• _EXERCISE PROMPT_:
For the copy, please give all of the data again exactly and leave the pictures out.

• _COLLECTED MATERIAL_:
....
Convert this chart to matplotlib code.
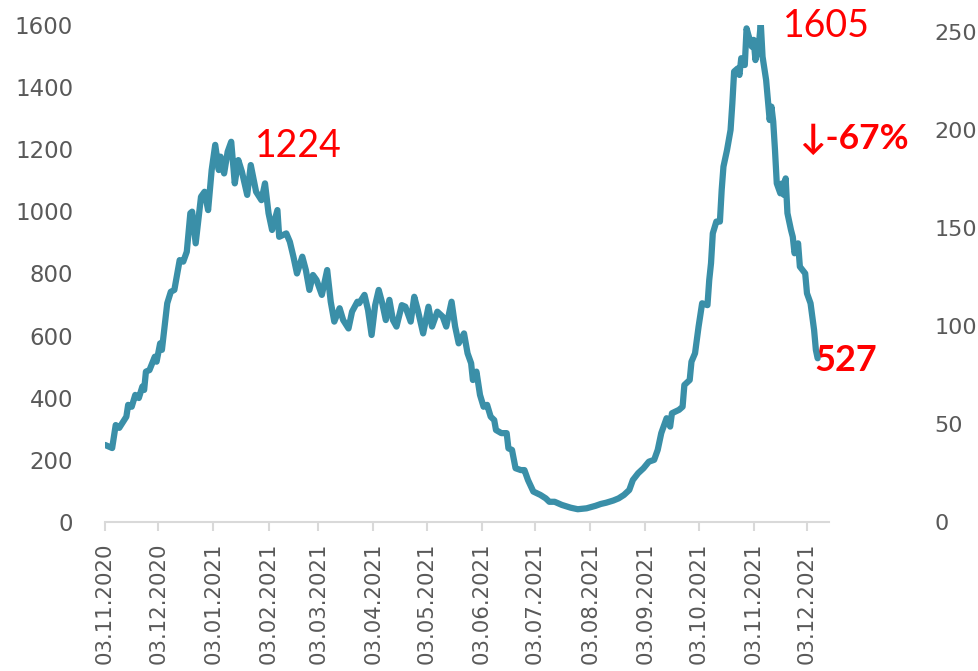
import matplotlib
matplotlib.use('Agg')
from matplotlib import pyplot as plt
import pandas as pd

### Data
start_date = '2020-11-03'
# day offsets from start_date
days = [0, 4, 6, 8, 12, 13, 15, 17, 19, 21, 22, 23, 25, 28, 29, 31, 32, 35, 37, 39,
        42, 44, 46, 48, 49, 51, 54, 56, 58, 60, 62, 64, 65, 67, 69, 71, 73, 75, 77, 80,
        82, 85, 88, 90, 92, 94, 97, 98, 102, 104, 106, 108, 111, 113, 115, 117, 119, 122, 125, 127,
        129, 132, 134, 137, 139, 142, 143, 146, 148, 150, 152, 154, 156, 158, 160, 162, 164, 167, 169, 172,
        174, 176, 179, 182, 184, 187, 190, 192, 195, 197, 199, 202, 204, 206, 207, 209, 211, 213, 215, 217,
        219, 220, 223, 226, 227, 229, 231, 234, 236, 238, 241, 245, 248, 250, 253, 257, 262, 266, 271, 276,
        279, 282, 286, 289, 292, 295, 297, 300, 303, 306, 309, 311, 313, 316, 318, 319, 323, 325, 326, 329,
        330, 332, 334, 336, 339, 340, 341, 342, 344, 346, 347, 348, 350, 352, 353, 354, 356, 357, 358, 360,
        361, 362, 364, 365, 366, 368, 369, 370, 372, 374, 375, 376, 377, 378, 380, 381, 382, 383, 384, 386,
        387, 388, 390, 391, 394, 395, 397, 399, 400, 401]
values = [248, 238, 312, 303, 339, 377, 371, 409, 399, 436, 425, 484, 489, 532, 516, 575, 554, 704, 741, 747,
          843, 838, 870, 994, 999, 897, 1047, 1063, 1004, 1133, 1214, 1133, 1176, 1122, 1192, 1224, 1090, 1165, 1128, 1053,
          1149, 1063, 1036, 1090, 994, 940, 1004, 918, 929, 902, 854, 800, 854, 811, 747, 795, 779, 731, 811, 709,
          645, 688, 650, 623, 677, 709, 704, 731, 682, 602, 698, 747, 704, 650, 715, 650, 629, 698, 693, 645,
          725, 682, 607, 693, 629, 677, 661, 629, 709, 629, 575, 607, 543, 511, 457, 484, 409, 371, 377, 339,
          328, 296, 286, 286, 237, 232, 173, 167, 167, 135, 98, 87, 76, 65, 65, 55, 46, 41, 44, 52,
          58, 62, 69, 76, 87, 103, 135, 157, 173, 194, 200, 232, 286, 334, 307, 350, 361, 371, 441, 457,
          516, 543, 629, 704, 698, 779, 833, 929, 967, 967, 1069, 1144, 1197, 1262, 1348, 1450, 1460, 1439, 1493, 1471,
          1589, 1568, 1530, 1552, 1487, 1541, 1605, 1498, 1423, 1294, 1337, 1289, 1197, 1090, 1058, 1090, 1053, 1106, 994, 940,
          918, 865, 897, 822, 800, 736, 704, 618, 554, 527]

tick_labels = ['03.11.2020', '03.12.2020', '03.01.2021', '03.02.2021', '03.03.2021',
               '03.04.2021', '03.05.2021', '03.06.2021', '03.07.2021', '03.08.2021',
               '03.09.2021', '03.10.2021', '03.11.2021', '03.12.2021']
left_ticks = [0, 200, 400, 600, 800, 1000, 1200, 1400, 1600]
right_ticks = [0, 50, 100, 150, 200, 250]

### Pre-process
dates = pd.Timestamp(start_date) + pd.to_timedelta(days, unit='D')
tick_dates = pd.to_datetime(tick_labels, format='%d.%m.%Y')

# first wave peak, overall peak, last value
n_first = len([d for d in days if d < 250])
peak1_idx = max(range(n_first), key=lambda i: values[i])
peak_idx = max(range(len(values)), key=lambda i: values[i])
last_idx = len(values) - 1
drop_pct = round((values[last_idx] / values[peak_idx] - 1) * 100)

### Plot
plt.rcParams['font.family'] = ['DejaVu Sans']
line_col = '#3A8FA8'
grey = '#595959'
axis_col = '#D9D9D9'
red = '#FF0000'

fig = plt.figure(figsize=(9.79, 6.71), dpi=100)
ax = fig.add_axes([0.1073, 0.2221, 0.7395, 0.7407])

ax.plot(dates, values, color=line_col, linewidth=4.5, solid_joinstyle='round',
        solid_capstyle='round', zorder=5)

ax.set_xlim(pd.Timestamp(start_date), pd.Timestamp(start_date) + pd.Timedelta(days=407.4))
ax.set_ylim(0, 1600)
ax.set_yticks(left_ticks)
ax.set_xticks(tick_dates)
ax.set_xticklabels(tick_labels, rotation=90, ha='center', va='top')

ax.tick_params(axis='y', length=0, pad=23, labelsize=16.5, labelcolor=grey)
ax.tick_params(axis='x', length=6.5, width=1.5, color=axis_col, pad=8,
               labelsize=15.3, labelcolor=grey)

for s in ['top', 'right', 'left']:
    ax.spines[s].set_visible(False)
ax.spines['bottom'].set_color(axis_col)
ax.spines['bottom'].set_linewidth(1.5)

# Secondary axis (ticks only)
ax2 = ax.twinx()
ax2.set_ylim(0, 253.6)
ax2.set_yticks(right_ticks)
ax2.tick_params(axis='y', length=0, pad=76, labelsize=16, labelcolor=grey)
for s in ax2.spines.values():
    s.set_visible(False)
for lab in ax2.get_yticklabels():
    lab.set_horizontalalignment('left')

# Annotations
ann_font = ['Lato', 'DejaVu Sans']
ax.annotate(str(values[peak1_idx]), xy=(dates[peak1_idx], values[peak1_idx]),
            xytext=(24, -4), textcoords='offset pixels', ha='left', va='center',
            color=red, fontsize=27, family=ann_font, annotation_clip=False)
ax.annotate(str(values[peak_idx]), xy=(dates[peak_idx], values[peak_idx]),
            xytext=(22, -3), textcoords='offset pixels', ha='left', va='center',
            color=red, fontsize=27, family=ann_font, annotation_clip=False)
ax.annotate('\u2193' + str(drop_pct) + '%', xy=(dates[peak_idx], values[peak_idx]),
            xytext=(38, -116), textcoords='offset pixels', ha='left', va='center',
            color=red, fontsize=25.5, fontweight='bold', family=ann_font, annotation_clip=False)
ax.annotate(str(values[last_idx]), xy=(dates[last_idx], values[last_idx]),
            xytext=(-3, -2), textcoords='offset pixels', ha='left', va='center',
            color=red, fontsize=26, fontweight='bold', family=ann_font, annotation_clip=False)

plt.savefig('out.png', dpi=100)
....
• _SOLUTION TO THE EXERCISE_:
Convert this chart to matplotlib code.
import matplotlib
matplotlib.use('Agg')
from matplotlib import pyplot as plt
import pandas as pd

### Data
start_date = '2020-11-03'
# day offsets from start_date
days = [0, 4, 6, 8, 12, 13, 15, 17, 19, 21, 22, 23, 25, 28, 29, 31, 32, 35, 37, 39,
        42, 44, 46, 48, 49, 51, 54, 56, 58, 60, 62, 64, 65, 67, 69, 71, 73, 75, 77, 80,
        82, 85, 88, 90, 92, 94, 97, 98, 102, 104, 106, 108, 111, 113, 115, 117, 119, 122, 125, 127,
        129, 132, 134, 137, 139, 142, 143, 146, 148, 150, 152, 154, 156, 158, 160, 162, 164, 167, 169, 172,
        174, 176, 179, 182, 184, 187, 190, 192, 195, 197, 199, 202, 204, 206, 207, 209, 211, 213, 215, 217,
        219, 220, 223, 226, 227, 229, 231, 234, 236, 238, 241, 245, 248, 250, 253, 257, 262, 266, 271, 276,
        279, 282, 286, 289, 292, 295, 297, 300, 303, 306, 309, 311, 313, 316, 318, 319, 323, 325, 326, 329,
        330, 332, 334, 336, 339, 340, 341, 342, 344, 346, 347, 348, 350, 352, 353, 354, 356, 357, 358, 360,
        361, 362, 364, 365, 366, 368, 369, 370, 372, 374, 375, 376, 377, 378, 380, 381, 382, 383, 384, 386,
        387, 388, 390, 391, 394, 395, 397, 399, 400, 401]
values = [248, 238, 312, 303, 339, 377, 371, 409, 399, 436, 425, 484, 489, 532, 516, 575, 554, 704, 741, 747,
          843, 838, 870, 994, 999, 897, 1047, 1063, 1004, 1133, 1214, 1133, 1176, 1122, 1192, 1224, 1090, 1165, 1128, 1053,
          1149, 1063, 1036, 1090, 994, 940, 1004, 918, 929, 902, 854, 800, 854, 811, 747, 795, 779, 731, 811, 709,
          645, 688, 650, 623, 677, 709, 704, 731, 682, 602, 698, 747, 704, 650, 715, 650, 629, 698, 693, 645,
          725, 682, 607, 693, 629, 677, 661, 629, 709, 629, 575, 607, 543, 511, 457, 484, 409, 371, 377, 339,
          328, 296, 286, 286, 237, 232, 173, 167, 167, 135, 98, 87, 76, 65, 65, 55, 46, 41, 44, 52,
          58, 62, 69, 76, 87, 103, 135, 157, 173, 194, 200, 232, 286, 334, 307, 350, 361, 371, 441, 457,
          516, 543, 629, 704, 698, 779, 833, 929, 967, 967, 1069, 1144, 1197, 1262, 1348, 1450, 1460, 1439, 1493, 1471,
          1589, 1568, 1530, 1552, 1487, 1541, 1605, 1498, 1423, 1294, 1337, 1289, 1197, 1090, 1058, 1090, 1053, 1106, 994, 940,
          918, 865, 897, 822, 800, 736, 704, 618, 554, 527]

tick_labels = ['03.11.2020', '03.12.2020', '03.01.2021', '03.02.2021', '03.03.2021',
               '03.04.2021', '03.05.2021', '03.06.2021', '03.07.2021', '03.08.2021',
               '03.09.2021', '03.10.2021', '03.11.2021', '03.12.2021']
left_ticks = [0, 200, 400, 600, 800, 1000, 1200, 1400, 1600]
right_ticks = [0, 50, 100, 150, 200, 250]

### Pre-process
dates = pd.Timestamp(start_date) + pd.to_timedelta(days, unit='D')
tick_dates = pd.to_datetime(tick_labels, format='%d.%m.%Y')

# first wave peak, overall peak, last value
n_first = len([d for d in days if d < 250])
peak1_idx = max(range(n_first), key=lambda i: values[i])
peak_idx = max(range(len(values)), key=lambda i: values[i])
last_idx = len(values) - 1
drop_pct = round((values[last_idx] / values[peak_idx] - 1) * 100)

### Plot
plt.rcParams['font.family'] = ['DejaVu Sans']
line_col = '#3A8FA8'
grey = '#595959'
axis_col = '#D9D9D9'
red = '#FF0000'

fig = plt.figure(figsize=(9.79, 6.71), dpi=100)
ax = fig.add_axes([0.1073, 0.2221, 0.7395, 0.7407])

ax.plot(dates, values, color=line_col, linewidth=4.5, solid_joinstyle='round',
        solid_capstyle='round', zorder=5)

ax.set_xlim(pd.Timestamp(start_date), pd.Timestamp(start_date) + pd.Timedelta(days=407.4))
ax.set_ylim(0, 1600)
ax.set_yticks(left_ticks)
ax.set_xticks(tick_dates)
ax.set_xticklabels(tick_labels, rotation=90, ha='center', va='top')

ax.tick_params(axis='y', length=0, pad=23, labelsize=16.5, labelcolor=grey)
ax.tick_params(axis='x', length=6.5, width=1.5, color=axis_col, pad=8,
               labelsize=15.3, labelcolor=grey)

for s in ['top', 'right', 'left']:
    ax.spines[s].set_visible(False)
ax.spines['bottom'].set_color(axis_col)
ax.spines['bottom'].set_linewidth(1.5)

# Secondary axis (ticks only)
ax2 = ax.twinx()
ax2.set_ylim(0, 253.6)
ax2.set_yticks(right_ticks)
ax2.tick_params(axis='y', length=0, pad=76, labelsize=16, labelcolor=grey)
for s in ax2.spines.values():
    s.set_visible(False)
for lab in ax2.get_yticklabels():
    lab.set_horizontalalignment('left')

# Annotations
ann_font = ['Lato', 'DejaVu Sans']
ax.annotate(str(values[peak1_idx]), xy=(dates[peak1_idx], values[peak1_idx]),
            xytext=(24, -4), textcoords='offset pixels', ha='left', va='center',
            color=red, fontsize=27, family=ann_font, annotation_clip=False)
ax.annotate(str(values[peak_idx]), xy=(dates[peak_idx], values[peak_idx]),
            xytext=(22, -3), textcoords='offset pixels', ha='left', va='center',
            color=red, fontsize=27, family=ann_font, annotation_clip=False)
ax.annotate('\u2193' + str(drop_pct) + '%', xy=(dates[peak_idx], values[peak_idx]),
            xytext=(38, -116), textcoords='offset pixels', ha='left', va='center',
            color=red, fontsize=25.5, fontweight='bold', family=ann_font, annotation_clip=False)
ax.annotate(str(values[last_idx]), xy=(dates[last_idx], values[last_idx]),
            xytext=(-3, -2), textcoords='offset pixels', ha='left', va='center',
            color=red, fontsize=26, fontweight='bold', family=ann_font, annotation_clip=False)

plt.savefig('out.png', dpi=100)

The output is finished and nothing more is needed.